Directions for this task: Return all of the data exactly as written, without the pictures.
* START *
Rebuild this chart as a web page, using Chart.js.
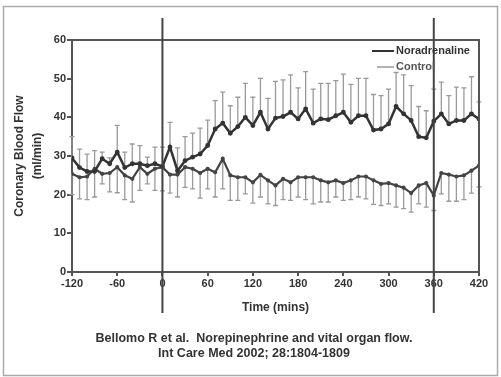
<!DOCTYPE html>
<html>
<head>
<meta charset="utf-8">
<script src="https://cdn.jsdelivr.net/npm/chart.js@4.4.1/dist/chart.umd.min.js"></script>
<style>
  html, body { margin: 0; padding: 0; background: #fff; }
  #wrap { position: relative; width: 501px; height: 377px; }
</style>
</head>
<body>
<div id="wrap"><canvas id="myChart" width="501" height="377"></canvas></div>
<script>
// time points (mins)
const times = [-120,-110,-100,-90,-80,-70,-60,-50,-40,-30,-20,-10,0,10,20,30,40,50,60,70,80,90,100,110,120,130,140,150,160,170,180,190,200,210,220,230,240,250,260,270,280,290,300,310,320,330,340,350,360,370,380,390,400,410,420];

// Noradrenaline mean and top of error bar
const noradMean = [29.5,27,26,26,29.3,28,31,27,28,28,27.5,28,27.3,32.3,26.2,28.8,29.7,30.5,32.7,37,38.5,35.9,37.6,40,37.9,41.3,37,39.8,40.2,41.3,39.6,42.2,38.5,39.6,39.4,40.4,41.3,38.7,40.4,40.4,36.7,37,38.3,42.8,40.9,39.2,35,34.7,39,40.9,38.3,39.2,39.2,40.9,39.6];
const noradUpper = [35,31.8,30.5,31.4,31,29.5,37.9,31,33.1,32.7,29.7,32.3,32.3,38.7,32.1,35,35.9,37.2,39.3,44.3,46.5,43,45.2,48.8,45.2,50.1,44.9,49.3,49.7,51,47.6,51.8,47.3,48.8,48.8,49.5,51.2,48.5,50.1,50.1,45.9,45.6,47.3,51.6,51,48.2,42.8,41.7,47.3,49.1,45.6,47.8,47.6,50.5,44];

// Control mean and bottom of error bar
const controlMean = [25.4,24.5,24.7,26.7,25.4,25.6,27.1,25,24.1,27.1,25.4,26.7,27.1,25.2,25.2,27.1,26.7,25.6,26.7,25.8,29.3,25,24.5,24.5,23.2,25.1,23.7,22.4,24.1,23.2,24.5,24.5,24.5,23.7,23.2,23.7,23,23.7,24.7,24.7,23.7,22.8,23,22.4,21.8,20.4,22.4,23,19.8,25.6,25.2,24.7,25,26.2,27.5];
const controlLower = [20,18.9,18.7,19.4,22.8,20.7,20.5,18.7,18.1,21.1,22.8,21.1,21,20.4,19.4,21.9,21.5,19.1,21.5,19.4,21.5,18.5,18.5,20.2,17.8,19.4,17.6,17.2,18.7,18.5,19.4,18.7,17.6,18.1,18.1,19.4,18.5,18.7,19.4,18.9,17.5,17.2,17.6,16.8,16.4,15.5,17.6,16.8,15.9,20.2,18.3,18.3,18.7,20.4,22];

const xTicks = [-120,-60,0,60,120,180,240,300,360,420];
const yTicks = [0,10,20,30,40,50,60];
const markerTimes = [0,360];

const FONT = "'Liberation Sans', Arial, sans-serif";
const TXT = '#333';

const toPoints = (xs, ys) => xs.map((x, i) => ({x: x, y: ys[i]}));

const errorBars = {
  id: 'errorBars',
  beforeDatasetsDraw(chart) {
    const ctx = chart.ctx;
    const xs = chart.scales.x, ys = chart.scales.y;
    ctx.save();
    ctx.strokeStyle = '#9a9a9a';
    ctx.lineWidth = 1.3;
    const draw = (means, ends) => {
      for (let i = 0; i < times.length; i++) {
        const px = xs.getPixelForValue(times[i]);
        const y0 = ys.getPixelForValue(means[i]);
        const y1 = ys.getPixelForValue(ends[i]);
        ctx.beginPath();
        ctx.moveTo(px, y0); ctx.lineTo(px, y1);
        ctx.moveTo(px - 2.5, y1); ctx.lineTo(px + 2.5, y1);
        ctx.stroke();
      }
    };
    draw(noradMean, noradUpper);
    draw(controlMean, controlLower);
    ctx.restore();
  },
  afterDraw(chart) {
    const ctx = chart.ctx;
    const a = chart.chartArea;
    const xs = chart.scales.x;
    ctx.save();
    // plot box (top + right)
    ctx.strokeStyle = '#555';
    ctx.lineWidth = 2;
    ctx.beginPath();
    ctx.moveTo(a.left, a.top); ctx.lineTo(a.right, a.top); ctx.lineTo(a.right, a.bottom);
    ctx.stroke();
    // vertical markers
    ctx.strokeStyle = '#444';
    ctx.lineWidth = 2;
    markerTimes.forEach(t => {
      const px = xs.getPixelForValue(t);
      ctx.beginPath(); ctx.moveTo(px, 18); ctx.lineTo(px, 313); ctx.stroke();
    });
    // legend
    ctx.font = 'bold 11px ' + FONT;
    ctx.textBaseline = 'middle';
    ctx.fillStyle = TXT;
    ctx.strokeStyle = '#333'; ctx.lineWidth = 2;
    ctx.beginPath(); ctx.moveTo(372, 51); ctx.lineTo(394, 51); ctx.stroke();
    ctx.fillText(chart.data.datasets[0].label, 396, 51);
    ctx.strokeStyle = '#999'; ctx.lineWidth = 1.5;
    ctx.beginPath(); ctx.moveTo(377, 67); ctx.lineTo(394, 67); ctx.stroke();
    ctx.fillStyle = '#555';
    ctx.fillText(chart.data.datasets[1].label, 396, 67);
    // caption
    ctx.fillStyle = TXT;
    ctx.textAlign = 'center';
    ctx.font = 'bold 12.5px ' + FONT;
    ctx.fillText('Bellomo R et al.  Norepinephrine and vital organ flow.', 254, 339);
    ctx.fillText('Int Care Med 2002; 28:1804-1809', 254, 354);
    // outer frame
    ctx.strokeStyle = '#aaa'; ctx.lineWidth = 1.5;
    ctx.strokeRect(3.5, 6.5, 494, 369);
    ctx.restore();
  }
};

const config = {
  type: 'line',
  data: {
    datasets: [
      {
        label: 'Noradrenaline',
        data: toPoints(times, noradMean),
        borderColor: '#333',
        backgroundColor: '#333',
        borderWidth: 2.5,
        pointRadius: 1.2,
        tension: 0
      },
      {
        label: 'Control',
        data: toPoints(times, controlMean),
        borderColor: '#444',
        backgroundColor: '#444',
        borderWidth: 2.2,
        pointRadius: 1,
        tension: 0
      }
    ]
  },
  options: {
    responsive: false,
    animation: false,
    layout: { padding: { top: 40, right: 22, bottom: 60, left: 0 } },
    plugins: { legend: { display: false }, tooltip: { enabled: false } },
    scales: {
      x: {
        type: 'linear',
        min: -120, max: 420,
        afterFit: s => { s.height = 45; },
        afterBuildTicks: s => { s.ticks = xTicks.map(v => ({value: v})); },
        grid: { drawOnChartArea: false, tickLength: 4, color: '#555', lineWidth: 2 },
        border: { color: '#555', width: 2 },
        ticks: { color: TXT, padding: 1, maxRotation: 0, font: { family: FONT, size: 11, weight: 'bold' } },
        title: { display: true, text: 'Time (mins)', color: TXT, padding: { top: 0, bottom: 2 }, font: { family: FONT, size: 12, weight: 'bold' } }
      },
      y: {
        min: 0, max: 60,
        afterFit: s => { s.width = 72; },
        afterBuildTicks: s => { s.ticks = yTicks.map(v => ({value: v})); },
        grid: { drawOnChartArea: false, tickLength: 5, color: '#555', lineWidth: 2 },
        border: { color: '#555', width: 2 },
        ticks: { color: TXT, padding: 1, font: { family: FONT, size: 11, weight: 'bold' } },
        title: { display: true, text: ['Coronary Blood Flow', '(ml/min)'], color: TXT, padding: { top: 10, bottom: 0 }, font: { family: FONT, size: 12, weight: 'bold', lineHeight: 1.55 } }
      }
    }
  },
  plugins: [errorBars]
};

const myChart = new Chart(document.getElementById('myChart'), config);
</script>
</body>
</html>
* END *
Reply:
Rebuild this chart as a web page, using Chart.js.
<!DOCTYPE html>
<html>
<head>
<meta charset="utf-8">
<script src="https://cdn.jsdelivr.net/npm/chart.js@4.4.1/dist/chart.umd.min.js"></script>
<style>
  html, body { margin: 0; padding: 0; background: #fff; }
  #wrap { position: relative; width: 501px; height: 377px; }
</style>
</head>
<body>
<div id="wrap"><canvas id="myChart" width="501" height="377"></canvas></div>
<script>
// time points (mins)
const times = [-120,-110,-100,-90,-80,-70,-60,-50,-40,-30,-20,-10,0,10,20,30,40,50,60,70,80,90,100,110,120,130,140,150,160,170,180,190,200,210,220,230,240,250,260,270,280,290,300,310,320,330,340,350,360,370,380,390,400,410,420];

// Noradrenaline mean and top of error bar
const noradMean = [29.5,27,26,26,29.3,28,31,27,28,28,27.5,28,27.3,32.3,26.2,28.8,29.7,30.5,32.7,37,38.5,35.9,37.6,40,37.9,41.3,37,39.8,40.2,41.3,39.6,42.2,38.5,39.6,39.4,40.4,41.3,38.7,40.4,40.4,36.7,37,38.3,42.8,40.9,39.2,35,34.7,39,40.9,38.3,39.2,39.2,40.9,39.6];
const noradUpper = [35,31.8,30.5,31.4,31,29.5,37.9,31,33.1,32.7,29.7,32.3,32.3,38.7,32.1,35,35.9,37.2,39.3,44.3,46.5,43,45.2,48.8,45.2,50.1,44.9,49.3,49.7,51,47.6,51.8,47.3,48.8,48.8,49.5,51.2,48.5,50.1,50.1,45.9,45.6,47.3,51.6,51,48.2,42.8,41.7,47.3,49.1,45.6,47.8,47.6,50.5,44];

// Control mean and bottom of error bar
const controlMean = [25.4,24.5,24.7,26.7,25.4,25.6,27.1,25,24.1,27.1,25.4,26.7,27.1,25.2,25.2,27.1,26.7,25.6,26.7,25.8,29.3,25,24.5,24.5,23.2,25.1,23.7,22.4,24.1,23.2,24.5,24.5,24.5,23.7,23.2,23.7,23,23.7,24.7,24.7,23.7,22.8,23,22.4,21.8,20.4,22.4,23,19.8,25.6,25.2,24.7,25,26.2,27.5];
const controlLower = [20,18.9,18.7,19.4,22.8,20.7,20.5,18.7,18.1,21.1,22.8,21.1,21,20.4,19.4,21.9,21.5,19.1,21.5,19.4,21.5,18.5,18.5,20.2,17.8,19.4,17.6,17.2,18.7,18.5,19.4,18.7,17.6,18.1,18.1,19.4,18.5,18.7,19.4,18.9,17.5,17.2,17.6,16.8,16.4,15.5,17.6,16.8,15.9,20.2,18.3,18.3,18.7,20.4,22];

const xTicks = [-120,-60,0,60,120,180,240,300,360,420];
const yTicks = [0,10,20,30,40,50,60];
const markerTimes = [0,360];

const FONT = "'Liberation Sans', Arial, sans-serif";
const TXT = '#333';

const toPoints = (xs, ys) => xs.map((x, i) => ({x: x, y: ys[i]}));

const errorBars = {
  id: 'errorBars',
  beforeDatasetsDraw(chart) {
    const ctx = chart.ctx;
    const xs = chart.scales.x, ys = chart.scales.y;
    ctx.save();
    ctx.strokeStyle = '#9a9a9a';
    ctx.lineWidth = 1.3;
    const draw = (means, ends) => {
      for (let i = 0; i < times.length; i++) {
        const px = xs.getPixelForValue(times[i]);
        const y0 = ys.getPixelForValue(means[i]);
        const y1 = ys.getPixelForValue(ends[i]);
        ctx.beginPath();
        ctx.moveTo(px, y0); ctx.lineTo(px, y1);
        ctx.moveTo(px - 2.5, y1); ctx.lineTo(px + 2.5, y1);
        ctx.stroke();
      }
    };
    draw(noradMean, noradUpper);
    draw(controlMean, controlLower);
    ctx.restore();
  },
  afterDraw(chart) {
    const ctx = chart.ctx;
    const a = chart.chartArea;
    const xs = chart.scales.x;
    ctx.save();
    // plot box (top + right)
    ctx.strokeStyle = '#555';
    ctx.lineWidth = 2;
    ctx.beginPath();
    ctx.moveTo(a.left, a.top); ctx.lineTo(a.right, a.top); ctx.lineTo(a.right, a.bottom);
    ctx.stroke();
    // vertical markers
    ctx.strokeStyle = '#444';
    ctx.lineWidth = 2;
    markerTimes.forEach(t => {
      const px = xs.getPixelForValue(t);
      ctx.beginPath(); ctx.moveTo(px, 18); ctx.lineTo(px, 313); ctx.stroke();
    });
    // legend
    ctx.font = 'bold 11px ' + FONT;
    ctx.textBaseline = 'middle';
    ctx.fillStyle = TXT;
    ctx.strokeStyle = '#333'; ctx.lineWidth = 2;
    ctx.beginPath(); ctx.moveTo(372, 51); ctx.lineTo(394, 51); ctx.stroke();
    ctx.fillText(chart.data.datasets[0].label, 396, 51);
    ctx.strokeStyle = '#999'; ctx.lineWidth = 1.5;
    ctx.beginPath(); ctx.moveTo(377, 67); ctx.lineTo(394, 67); ctx.stroke();
    ctx.fillStyle = '#555';
    ctx.fillText(chart.data.datasets[1].label, 396, 67);
    // caption
    ctx.fillStyle = TXT;
    ctx.textAlign = 'center';
    ctx.font = 'bold 12.5px ' + FONT;
    ctx.fillText('Bellomo R et al.  Norepinephrine and vital organ flow.', 254, 339);
    ctx.fillText('Int Care Med 2002; 28:1804-1809', 254, 354);
    // outer frame
    ctx.strokeStyle = '#aaa'; ctx.lineWidth = 1.5;
    ctx.strokeRect(3.5, 6.5, 494, 369);
    ctx.restore();
  }
};

const config = {
  type: 'line',
  data: {
    datasets: [
      {
        label: 'Noradrenaline',
        data: toPoints(times, noradMean),
        borderColor: '#333',
        backgroundColor: '#333',
        borderWidth: 2.5,
        pointRadius: 1.2,
        tension: 0
      },
      {
        label: 'Control',
        data: toPoints(times, controlMean),
        borderColor: '#444',
        backgroundColor: '#444',
        borderWidth: 2.2,
        pointRadius: 1,
        tension: 0
      }
    ]
  },
  options: {
    responsive: false,
    animation: false,
    layout: { padding: { top: 40, right: 22, bottom: 60, left: 0 } },
    plugins: { legend: { display: false }, tooltip: { enabled: false } },
    scales: {
      x: {
        type: 'linear',
        min: -120, max: 420,
        afterFit: s => { s.height = 45; },
        afterBuildTicks: s => { s.ticks = xTicks.map(v => ({value: v})); },
        grid: { drawOnChartArea: false, tickLength: 4, color: '#555', lineWidth: 2 },
        border: { color: '#555', width: 2 },
        ticks: { color: TXT, padding: 1, maxRotation: 0, font: { family: FONT, size: 11, weight: 'bold' } },
        title: { display: true, text: 'Time (mins)', color: TXT, padding: { top: 0, bottom: 2 }, font: { family: FONT, size: 12, weight: 'bold' } }
      },
      y: {
        min: 0, max: 60,
        afterFit: s => { s.width = 72; },
        afterBuildTicks: s => { s.ticks = yTicks.map(v => ({value: v})); },
        grid: { drawOnChartArea: false, tickLength: 5, color: '#555', lineWidth: 2 },
        border: { color: '#555', width: 2 },
        ticks: { color: TXT, padding: 1, font: { family: FONT, size: 11, weight: 'bold' } },
        title: { display: true, text: ['Coronary Blood Flow', '(ml/min)'], color: TXT, padding: { top: 10, bottom: 0 }, font: { family: FONT, size: 12, weight: 'bold', lineHeight: 1.55 } }
      }
    }
  },
  plugins: [errorBars]
};

const myChart = new Chart(document.getElementById('myChart'), config);
</script>
</body>
</html>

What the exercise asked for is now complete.